Steelcase results: The headline numbers
|Metric||Q3 2020||Q3 2019||Change|
|Revenue||$955.2 million||$901.0 million||6%|
|Net income||$54.9 million||$37.3 million||47.2%|
|Diluted earnings per share||$0.46||$0.31||48.4%|
What happened at Steelcase this quarter?
- Revenue of $955 million sailed past the top of management's guidance range of $920 million-$945 million.
- The Americas segment increased revenue by 8.2% to $690.9 million, while the Europe, Middle East, and Africa (EMEA) segment's top line fell 1.5% to $168.4 million.
- Steelcase's "Other" category, which includes Asia-Pacific sales and specialty materials sales, improved revenue by 4.8% to $95.9 million.
- Orders increased by 4% against a tough prior-year comparison (they rose 10% in fiscal Q3 2019).
- Gross margin advanced by a healthy 220 basis points to 33.1%. Factors behind the higher profitability included favorable pricing, lower manufacturing input costs, and better absorption of fixed costs due to the increased sales level.
- Operating margin rose nearly 300 basis points to 7.9%. The gain can be traced to higher operating income in the Americas segment, due partially to increases in list prices taking effect. In addition, the EMEA segment, despite its slight dip in revenue, achieved operating income of $6.3 million against a loss of $0.7 million in the prior-year quarter, which management attributed to cost-cutting and specific initiatives to boost gross margin.
- Steelcase's diluted earnings per share (EPS) of $0.46 landed well ahead of its forecast of $0.33-$0.37.

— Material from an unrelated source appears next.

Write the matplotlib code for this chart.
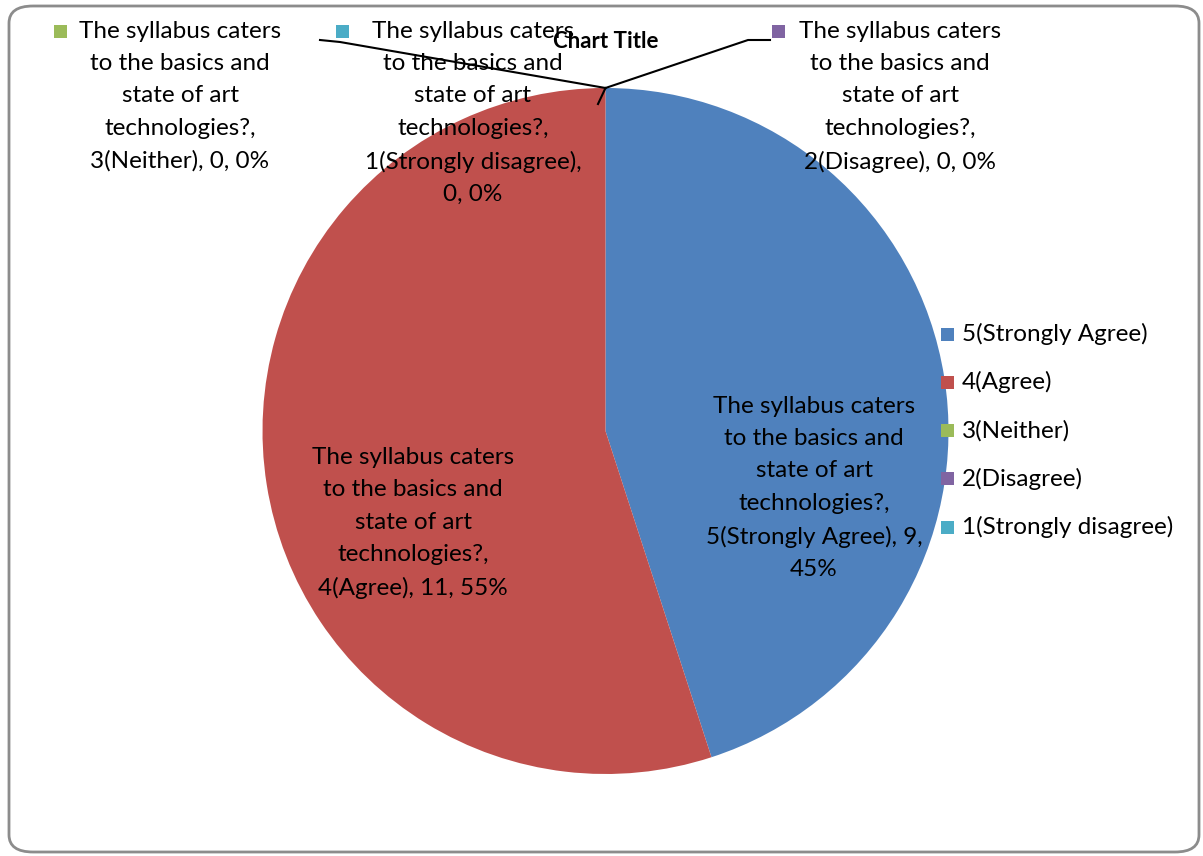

What management had to say
In Steelcase's earnings release, CEO Jim Keane observed that even after making some adjustments for comparability between the current and prior-year quarters, the company still generated excellent results:
We're proud to deliver another quarter of outstanding results, including a 28% improvement in adjusted earnings and terrific year-over-year increases in operating margins in the Americas and EMEA. Our teams continue to execute against our strategies for growth and profit improvement. We continue to capitalize on the investments we've made in new product development and drive initiatives for improving our cost structure.

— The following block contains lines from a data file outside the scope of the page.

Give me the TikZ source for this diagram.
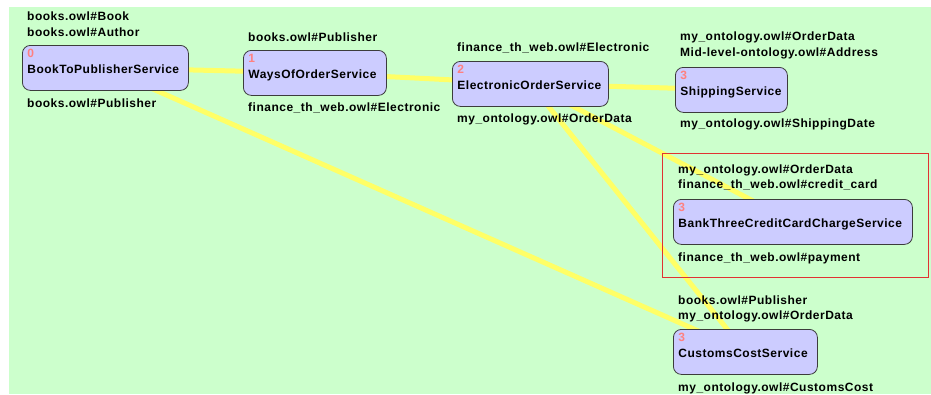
\documentclass[tikz,border=0pt]{standalone}
\usepackage{fontspec}
\setmainfont{Liberation Sans}[LetterSpace=4.2]
\usetikzlibrary{positioning}
\definecolor{canvas}{RGB}{204,255,204}
\definecolor{svcfill}{RGB}{204,204,255}
\definecolor{svcline}{RGB}{60,60,60}
\definecolor{linkyellow}{RGB}{255,255,102}
\definecolor{stepnum}{RGB}{255,128,128}
\definecolor{selred}{RGB}{225,50,50}
\pgfdeclarelayer{background}
\pgfsetlayers{background,main}
\tikzset{
    every node/.style={font=\fontsize{12}{16.5}\selectfont\bfseries}, % all texts in bold sans
    service/.style={draw=svcline, line width=0.8pt, fill=svcfill, rounded corners=8pt,
        anchor=north west, align=left, inner xsep=5pt, inner ysep=3pt,
        text height=9pt, text depth=30pt}, % a service box: step number on top, name below
    port/.style={anchor=base west, inner sep=0pt}, % input / output concept next to a box
    link/.style={draw=linkyellow, line width=5pt}, % composition link, centre to centre
}
\newcommand{\stepno}[1]{\textcolor{stepnum}{#1}\\}

\begin{document}
\begin{tikzpicture}[x=1pt, y=-1pt]
    \useasboundingbox (0,0) rectangle (931,394);

    % services
    \node[service, text width=156pt] (s0) at (22,45) {\stepno{0}BookToPublisherService};
    \node[service, text width=133pt] (s1) at (243,50) {\stepno{1}WaysOfOrderService};
    \node[service, text width=146pt] (s2) at (452,61) {\stepno{2}ElectronicOrderService};
    \node[service, text width=102pt] (ship) at (675,67) {\stepno{3}ShippingService};
    \node[service, text width=229pt] (bank) at (673,199) {\stepno{3}BankThreeCreditCardChargeService};
    \node[service, text width=134pt] (cust) at (673,329) {\stepno{3}CustomsCostService};

    % concepts
    \node[port] (s0in1) at (27,20) {books.owl\#Book};
    \node[port] (s0in2) at (27,36) {books.owl\#Author};
    \node[port] (s0out) at (27,107) {books.owl\#Publisher};
    \node[port] (s1in) at (248,41) {books.owl\#Publisher};
    \node[port] (s1out) at (248,111) {finance\_th\_web.owl\#Electronic};
    \node[port] (s2in) at (457,51) {finance\_th\_web.owl\#Electronic};
    \node[port] (s2out) at (457,122) {my\_ontology.owl\#OrderData};
    \node[port] (shipin1) at (680,40) {my\_ontology.owl\#OrderData};
    \node[port] (shipin2) at (680,56) {Mid-level-ontology.owl\#Address};
    \node[port] (shipout) at (680,127) {my\_ontology.owl\#ShippingDate};
    \node[port] (bankin1) at (678,173) {my\_ontology.owl\#OrderData};
    \node[port] (bankin2) at (678,188) {finance\_th\_web.owl\#credit\_card};
    \node[port] (bankout) at (678,261) {finance\_th\_web.owl\#payment};
    \node[port] (custin1) at (678,304) {books.owl\#Publisher};
    \node[port] (custin2) at (678,319) {my\_ontology.owl\#OrderData};
    \node[port] (custout) at (678,391) {my\_ontology.owl\#CustomsCost};

    % selection frame
    \draw[selred, line width=0.8pt] (662,153) rectangle (928,277);

    \begin{pgfonlayer}{background}
        \fill[canvas] (9,7) rectangle (931,394);
        \draw[link] (s0.center) -- (s1.center);
        \draw[link] (s1.center) -- (s2.center);
        \draw[link] (s2.center) -- (ship.center);
        \draw[link] (s0.center) -- (cust.center);
        \draw[link] (s2.center) -- (bank.center);
        \draw[link] (s2.center) -- (cust.center);
    \end{pgfonlayer}
\end{tikzpicture}
\end{document}
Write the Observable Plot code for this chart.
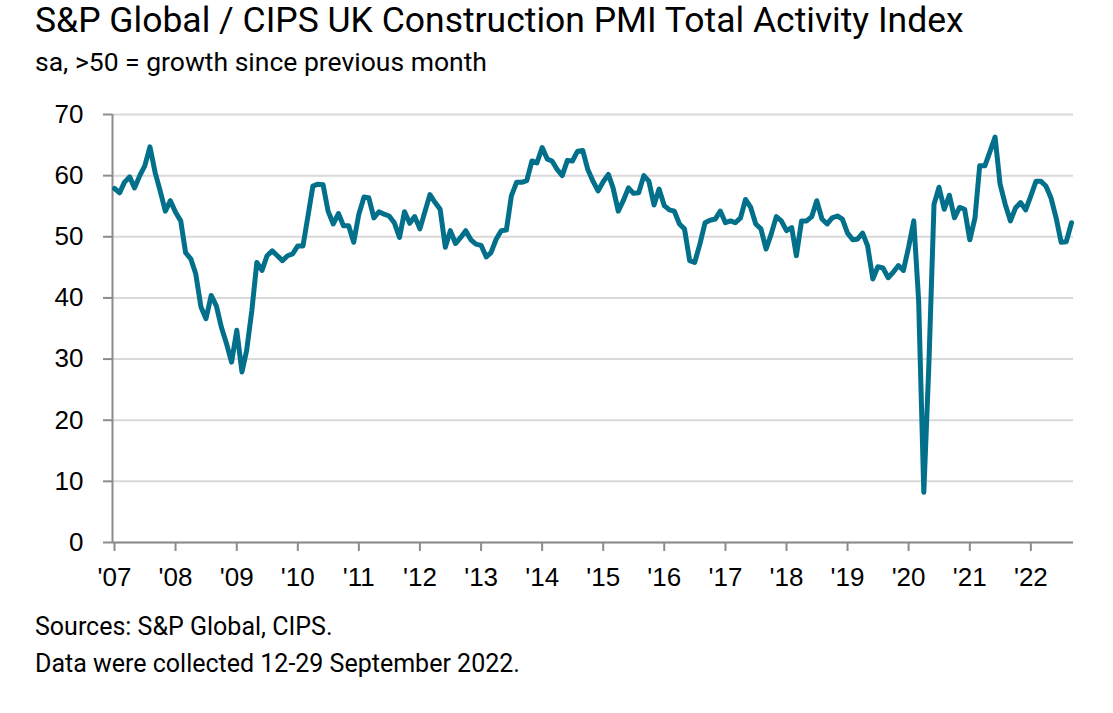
<!DOCTYPE html>
<html>
<head>
<meta charset="utf-8">
<script src="https://cdn.jsdelivr.net/npm/d3@7"></script>
<script src="https://cdn.jsdelivr.net/npm/@observablehq/plot@0.6"></script>
<style>
  html, body { margin: 0; padding: 0; background: #fff; }
  #wrap { position: relative; width: 1113px; height: 713px; overflow: hidden; }
  .t { position: absolute; left: 35px; font-family: Roboto, "Noto Sans", sans-serif; color: #000; white-space: nowrap; line-height: 1; }
  #title { top: 3px; font-size: 35.5px; }
  #subtitle { top: 49px; font-size: 26.5px; }
  #src { top: 614px; font-size: 25px; }
  #note { top: 651px; font-size: 25px; }
  #chart { position: absolute; left: 0; top: 90px; }
</style>
</head>
<body>
<div id="wrap">
  <div class="t" id="title">S&amp;P Global / CIPS UK Construction PMI Total Activity Index</div>
  <div class="t" id="subtitle">sa, &gt;50 = growth since previous month</div>
  <div id="chart"></div>
  <div class="t" id="src">Sources: S&amp;P Global, CIPS.</div>
  <div class="t" id="note">Data were collected 12-29 September 2022.</div>
</div>
<script>
// Monthly index values, January to December of each year
const pmi2007 = [57.9, 57.2, 58.9, 59.8, 58.0, 60.0, 61.6, 64.7, 60.5, 57.5, 54.2, 55.9];
const pmi2008 = [54.0, 52.6, 47.4, 46.4, 43.9, 38.5, 36.6, 40.4, 38.7, 35.2, 32.5, 29.5];
const pmi2009 = [34.7, 27.9, 31.4, 37.9, 45.8, 44.5, 46.9, 47.7, 46.9, 46.1, 46.9, 47.2];
const pmi2010 = [48.5, 48.5, 53.1, 58.3, 58.6, 58.5, 54.2, 52.1, 53.8, 51.8, 51.8, 49.1];
const pmi2011 = [53.7, 56.5, 56.4, 53.1, 54.1, 53.7, 53.4, 52.3, 49.9, 54.1, 52.2, 53.3];
const pmi2012 = [51.3, 54.2, 56.9, 55.6, 54.5, 48.3, 51.0, 48.9, 49.9, 51.0, 49.5, 48.8];
const pmi2013 = [48.6, 46.7, 47.4, 49.6, 51.0, 51.1, 56.7, 58.9, 58.9, 59.2, 62.4, 62.1];
const pmi2014 = [64.6, 62.7, 62.4, 61.0, 60.0, 62.5, 62.4, 64.0, 64.1, 61.0, 59.1, 57.5];
const pmi2015 = [59.0, 60.2, 58.0, 54.2, 55.9, 58.0, 57.1, 57.2, 60.0, 59.1, 55.2, 57.8];
const pmi2016 = [55.1, 54.4, 54.2, 52.1, 51.3, 46.1, 45.8, 48.8, 52.3, 52.7, 52.9, 54.2];
const pmi2017 = [52.3, 52.6, 52.3, 53.1, 56.1, 54.8, 52.1, 51.3, 48.0, 50.4, 53.3, 52.6];
const pmi2018 = [51.0, 51.5, 46.9, 52.6, 52.6, 53.3, 55.9, 52.9, 52.1, 53.1, 53.4, 52.9];
const pmi2019 = [50.6, 49.5, 49.6, 50.6, 48.5, 43.1, 45.1, 44.9, 43.3, 44.2, 45.3, 44.5];
const pmi2020 = [48.3, 52.6, 39.6, 8.2, 28.9, 55.3, 58.1, 54.5, 56.8, 53.1, 54.8, 54.5];
const pmi2021 = [49.5, 53.1, 61.6, 61.6, 63.9, 66.3, 58.6, 55.3, 52.6, 54.7, 55.6, 54.4];
const pmi2022 = [56.7, 59.1, 59.1, 58.3, 56.4, 53.1, 49.1, 49.2, 52.3];

const seriesYears = [2007, 2008, 2009, 2010, 2011, 2012, 2013, 2014, 2015, 2016, 2017, 2018, 2019, 2020, 2021, 2022];
const seriesValues = [pmi2007, pmi2008, pmi2009, pmi2010, pmi2011, pmi2012, pmi2013, pmi2014,
                      pmi2015, pmi2016, pmi2017, pmi2018, pmi2019, pmi2020, pmi2021, pmi2022];
const xTickLabels = ["'07", "'08", "'09", "'10", "'11", "'12", "'13", "'14",
                     "'15", "'16", "'17", "'18", "'19", "'20", "'21", "'22"];
const yTicks = [0, 10, 20, 30, 40, 50, 60, 70];

const data = seriesValues.flatMap((vals, k) =>
  vals.map((v, m) => ({date: new Date(seriesYears[k], m, 1), value: v})));
const xTicks = seriesYears.map(y => new Date(y, 0, 1));

const xStart = new Date(2006, 11, 20);
const xEnd = new Date(2022, 8, 13);
const axisGrey = "#8c8c8c";

const chart = Plot.plot({
  width: 1113,
  height: 520,
  marginLeft: 112,
  marginRight: 40,
  marginTop: 24,
  marginBottom: 68,
  style: {fontFamily: "'Liberation Sans', Arial, sans-serif", background: "transparent", overflow: "visible"},
  x: {type: "time", domain: [xStart, xEnd]},
  y: {domain: [0, 70]},
  marks: [
    Plot.gridY(yTicks, {stroke: "#d9d9d9", strokeOpacity: 1, strokeWidth: 2}),
    Plot.ruleY([0], {stroke: axisGrey, strokeWidth: 2}),
    Plot.ruleX([xStart], {stroke: axisGrey, strokeWidth: 2}),
    Plot.axisY(yTicks, {tickSize: 9, tickPadding: 20, fontSize: 26, stroke: axisGrey, strokeWidth: 2, fill: "#000", label: null, tickFormat: d => String(d)}),
    Plot.axisX(xTicks, {tickSize: 9, tickPadding: 16, fontSize: 26, stroke: axisGrey, strokeWidth: 2, fill: "#000", label: null,
      tickFormat: d => xTickLabels[seriesYears.indexOf(d.getFullYear())]}),
    Plot.lineY(data, {x: "date", y: "value", stroke: "#02708a", strokeWidth: 5, strokeLinejoin: "round", strokeLinecap: "round"})
  ]
});
document.getElementById("chart").appendChild(chart);
</script>
</body>
</html>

Also in the release, CFO Dave Sylvester discussed the progress in the EMEA segment, which is a critical component of Steelcase's business, as it represents a potential growth area and currently accounts for one-fifth of total company revenue:
Our $7 million year-over-year profit improvement in EMEA this quarter is reflective of our teams executing against our strategies as we sustained a high level of revenue while driving improvements in gross margin and operating expenses. Our year-to-date profitability demonstrates our ability to drive continued improvement in our business, despite an overall economic environment that continues to be challenging, and puts us in a great position to achieve our near-term target of being profitable in EMEA for fiscal 2020.
Boosting the full-year outlook
For the final quarter of the year, management advised investors to expect revenue of $905 million-$930 million and diluted EPS of $0.30-$0.34, both of which reflect an additional week in fiscal 2020, unfavorable foreign currency translation impacts, and a difficult comparison against Q4 2019, in which revenue jumped 18%.

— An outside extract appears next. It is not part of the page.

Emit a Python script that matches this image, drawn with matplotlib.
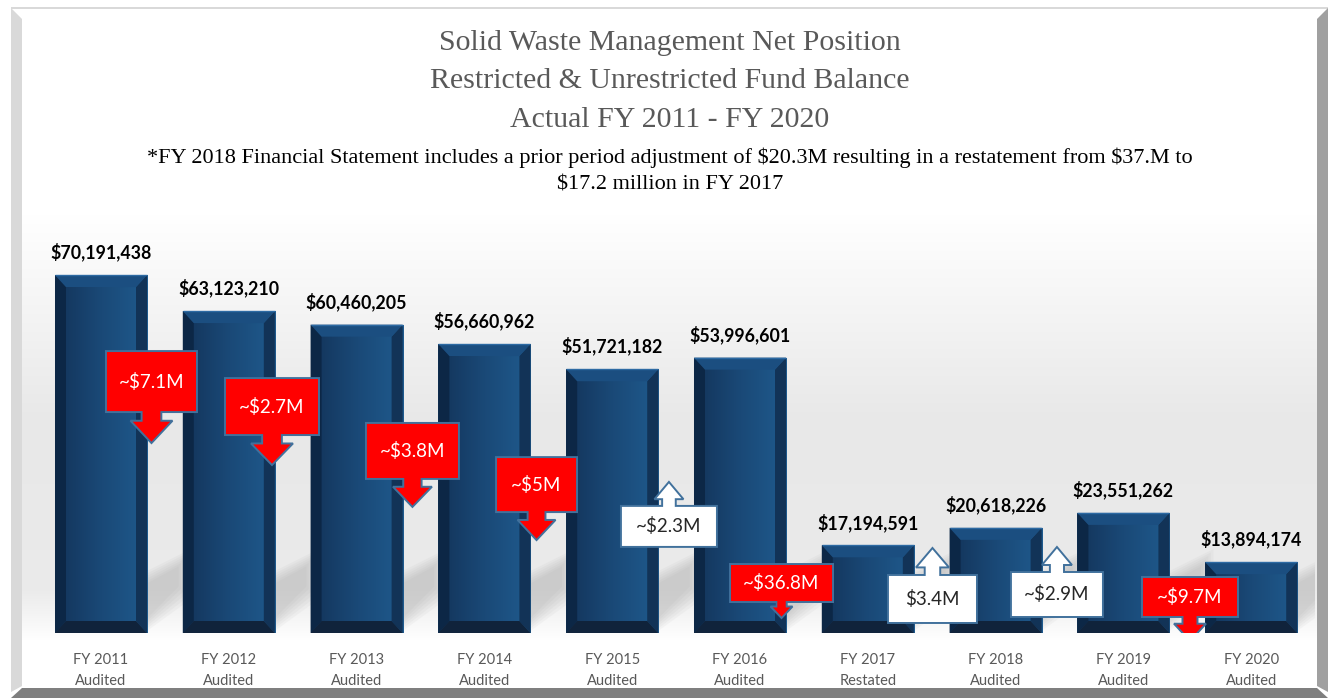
import numpy as np
import matplotlib
matplotlib.use("Agg")
import matplotlib.pyplot as plt
from matplotlib.patches import Polygon
from matplotlib.colors import LinearSegmentedColormap

plt.rcParams['text.parse_math'] = False

# ---------------- data ----------------
years = ['FY 2011', 'FY 2012', 'FY 2013', 'FY 2014', 'FY 2015',
         'FY 2016', 'FY 2017', 'FY 2018', 'FY 2019', 'FY 2020']
status = ['Audited', 'Audited', 'Audited', 'Audited', 'Audited',
          'Audited', 'Restated', 'Audited', 'Audited', 'Audited']
values = [70191438, 63123210, 60460205, 56660962, 51721182,
          53996601, 17194591, 20618226, 23551262, 13894174]
change_labels = ['~$7.1M', '~$2.7M', '~$3.8M', '~$5M', '~$2.3M',
                 '~$36.8M', '$3.4M', '~$2.9M', '~$9.7M']
change_dirs = ['down', 'down', 'down', 'down', 'up',
               'down', 'up', 'up', 'down']

title_lines = ['Solid Waste Management Net Position',
               'Restricted & Unrestricted Fund Balance',
               'Actual FY 2011 - FY 2020']
note_lines = ['*FY 2018 Financial Statement includes a prior period adjustment of $20.3M resulting in a restatement from $37.M to',
              '$17.2 million in FY 2017']

# callout layout: (x centre [category units], y centre [$], box w px, box h px, arrow length px, head half-width px)
callout_layout = [
    (0.395, 49.3e6, 91, 61, 31, 21),
    (1.338, 44.4e6, 94, 57, 30, 21),
    (2.437, 35.7e6, 93, 56, 28, 19.5),
    (3.408, 29.1e6, 81, 55, 28, 19),
    (4.444, 20.9e6, 96, 41, 24, 14.5),
    (5.325, 9.8e6, 103, 38, 16, 11),
    (6.506, 6.67e6, 89, 48, 27, 16.5),
    (7.480, 7.55e6, 92, 45, 25, 15),
    (8.521, 7.06e6, 96, 40, 24, 16),
]

# ---------------- figure ----------------
W, H = 1332, 698
fig = plt.figure(figsize=(W / 100, H / 100), dpi=100)
fig.patch.set_facecolor('white')

# background / frame axes in pixel units (decoration only)
bg = fig.add_axes([0, 0, 1, 1])
bg.set_xlim(0, W)
bg.set_ylim(H, 0)
bg.axis('off')

ys = np.arange(0, H)
gray = np.interp(ys, [0, 215, 420, 590, 640, H], [1.0, 1.0, 0.91, 0.92, 1.0, 1.0])
img = np.repeat(gray[:, None], 2, axis=1)
bg.imshow(np.dstack([img, img, img]), extent=[22, 1317, H, 0], aspect='auto',
          interpolation='bilinear', zorder=0)

# frame
bg.add_patch(Polygon([(11, 7), (1328, 7), (1328, 9), (11, 9)], closed=True,
                     facecolor='#d9d9d9', edgecolor='none', zorder=1))
bg.add_patch(Polygon([(11, 8), (22, 19), (22, 686), (11, 692)], closed=True,
                     facecolor='#d9d9d9', edgecolor='none', zorder=1))
bg.add_patch(Polygon([(1328, 8), (1317, 19), (1317, 686), (1328, 692)], closed=True,
                     facecolor='#a0a0a0', edgecolor='none', zorder=1))
bg.add_patch(Polygon([(11, 698), (22, 688), (1317, 688), (1328, 698)], closed=True,
                     facecolor='#7f7f7f', edgecolor='none', zorder=1))

# titles
serif = ['Liberation Serif', 'DejaVu Serif']
for txt, y in zip(title_lines, [43, 81, 120]):
    bg.text(670, y, txt, ha='center', va='center', fontsize=21.5, color='#595959',
            family=serif, zorder=3)
for txt, y in zip(note_lines, [158, 185]):
    bg.text(670, y, txt, ha='center', va='center', fontsize=16, color='black',
            family=serif, zorder=3)

# ---------------- main axes ----------------
left_px, right_px = 37.1, 37.1 + 1278
base_px, top_px = 633, 633 - 408
ax = fig.add_axes([left_px / W, (H - base_px) / H, (right_px - left_px) / W,
                   (base_px - top_px) / H])
ax.patch.set_alpha(0)
ax.axis('off')
XMIN, XMAX, YMIN, YMAX = -0.5, 9.5, 0, 80e6
ppx = (right_px - left_px) / (XMAX - XMIN)          # px per x unit
ppy = (base_px - top_px) / (YMAX - YMIN)            # px per $

x = np.arange(len(values))
bw = 0.72
bars = ax.bar(x, values, width=bw, color='#1a4775', edgecolor='none', zorder=3)

# soft cast shadows to the right of each bar
for b in bars:
    x1 = b.get_x() + b.get_width()
    hgt = b.get_height()
    top0 = min(62, hgt * ppy * 0.9)
    for k in range(6):
        s = k * 2.5
        pts = [(x1, (top0 - s) / ppy), (x1 + (44 - s) / ppx, (top0 + 22 - s * 1.4) / ppy),
               (x1 + (44 - s) / ppx, (34 + s) / ppy), (x1, (2 + s) / ppy)]
        ax.add_patch(Polygon(pts, closed=True, facecolor='#8c8c8c', edgecolor='none',
                             alpha=0.06, zorder=2))

cmap = LinearSegmentedColormap.from_list('face', ['#13345a', '#1a4977', '#1f5a8d'])
grad = np.linspace(0, 1, 64)[None, :]
bx = 11 / ppx
by = 12 / ppy
for b in bars:
    x0 = b.get_x()
    x1 = x0 + b.get_width()
    y1 = b.get_height()
    y0 = 0
    im = ax.imshow(grad, extent=[x0, x1, y0, y1], aspect='auto', cmap=cmap,
                   zorder=3.5, interpolation='bilinear')
    im.set_clip_path(b)
    ax.add_patch(Polygon([(x0, y0), (x0 + bx, y0 + by), (x0 + bx, y1 - by), (x0, y1)],
                         facecolor='#0c2746', edgecolor='none', zorder=4))
    ax.add_patch(Polygon([(x1, y0), (x1 - bx, y0 + by), (x1 - bx, y1 - by), (x1, y1)],
                         facecolor='#123357', edgecolor='none', zorder=4))
    ax.add_patch(Polygon([(x0, y1), (x0 + bx, y1 - by), (x1 - bx, y1 - by), (x1, y1)],
                         facecolor='#1b4e80', edgecolor='none', zorder=4))
    ax.add_patch(Polygon([(x0, y0), (x0 + bx, y0 + by), (x1 - bx, y0 + by), (x1, y0)],
                         facecolor='#10233b', edgecolor='none', zorder=4))
    ax.plot([x0, x1], [y1, y1], color='#2d6aa3', lw=1.0, zorder=4.5,
            solid_capstyle='butt')

sans = ['Lato', 'DejaVu Sans']
for xi, v in zip(x, values):
    ax.annotate(f'${v:,}', xy=(xi, v), xytext=(0, 16.5), textcoords='offset points',
                ha='center', va='center', fontsize=12.8, fontweight='bold',
                color='black', family=sans, zorder=6)

for xi, yr, st in zip(x, years, status):
    ax.annotate(yr, xy=(xi, 0), xytext=(0, -19.5), textcoords='offset points',
                ha='center', va='center', fontsize=10.5, color='#595959',
                family=sans, zorder=6)
    ax.annotate(st, xy=(xi, 0), xytext=(0, -34.5), textcoords='offset points',
                ha='center', va='center', fontsize=10.5, color='#595959',
                family=sans, zorder=6)

# callouts
for lab, d, (cx, cy, wpx, hpx, lpx, hhw) in zip(change_labels, change_dirs, callout_layout):
    w = wpx / ppx
    h = hpx / ppy
    L, R = cx - w / 2, cx + w / 2
    T, B = cy + h / 2, cy - h / 2
    hx = hhw / ppx
    sx = hhw * 0.47 / ppx
    head_len = lpx * 0.72 / ppy
    if d == 'down':
        tip = B - lpx / ppy
        hb = tip + head_len
        pts = [(L, T), (R, T), (R, B), (cx + sx, B), (cx + sx, hb), (cx + hx, hb),
               (cx, tip), (cx - hx, hb), (cx - sx, hb), (cx - sx, B), (L, B)]
        fc, tc = '#ff0000', 'white'
    else:
        tip = T + lpx / ppy
        hb = tip - head_len
        pts = [(L, B), (R, B), (R, T), (cx + sx, T), (cx + sx, hb), (cx + hx, hb),
               (cx, tip), (cx - hx, hb), (cx - sx, hb), (cx - sx, T), (L, T)]
        fc, tc = 'white', '#262626'
    ax.add_patch(Polygon(pts, closed=True, facecolor=fc, edgecolor='#41719c',
                         lw=1.4, joinstyle='miter', zorder=7))
    ax.text(cx, cy, lab, ha='center', va='center', fontsize=13.5, color=tc,
            family=sans, zorder=8)

ax.set_xlim(XMIN, XMAX)
ax.set_ylim(YMIN, YMAX)

fig.savefig('out.png', dpi=100, facecolor='white')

For the full year, Steelcase expects revenue of approximately $3.7 billion, representing a 7.5% increase over the $3.44 billion booked in fiscal 2019. The company also revised its full-year diluted EPS range to $1.41-$1.45, up from the target set at the beginning of the year of $1.20-$1.35. Investors endorsed this revision on Wednesday, but they've also recognized all year long that a moderately growing economy is beneficial to this professional environments outfitter: As of this writing, shares have appreciated a cool 50% year to date.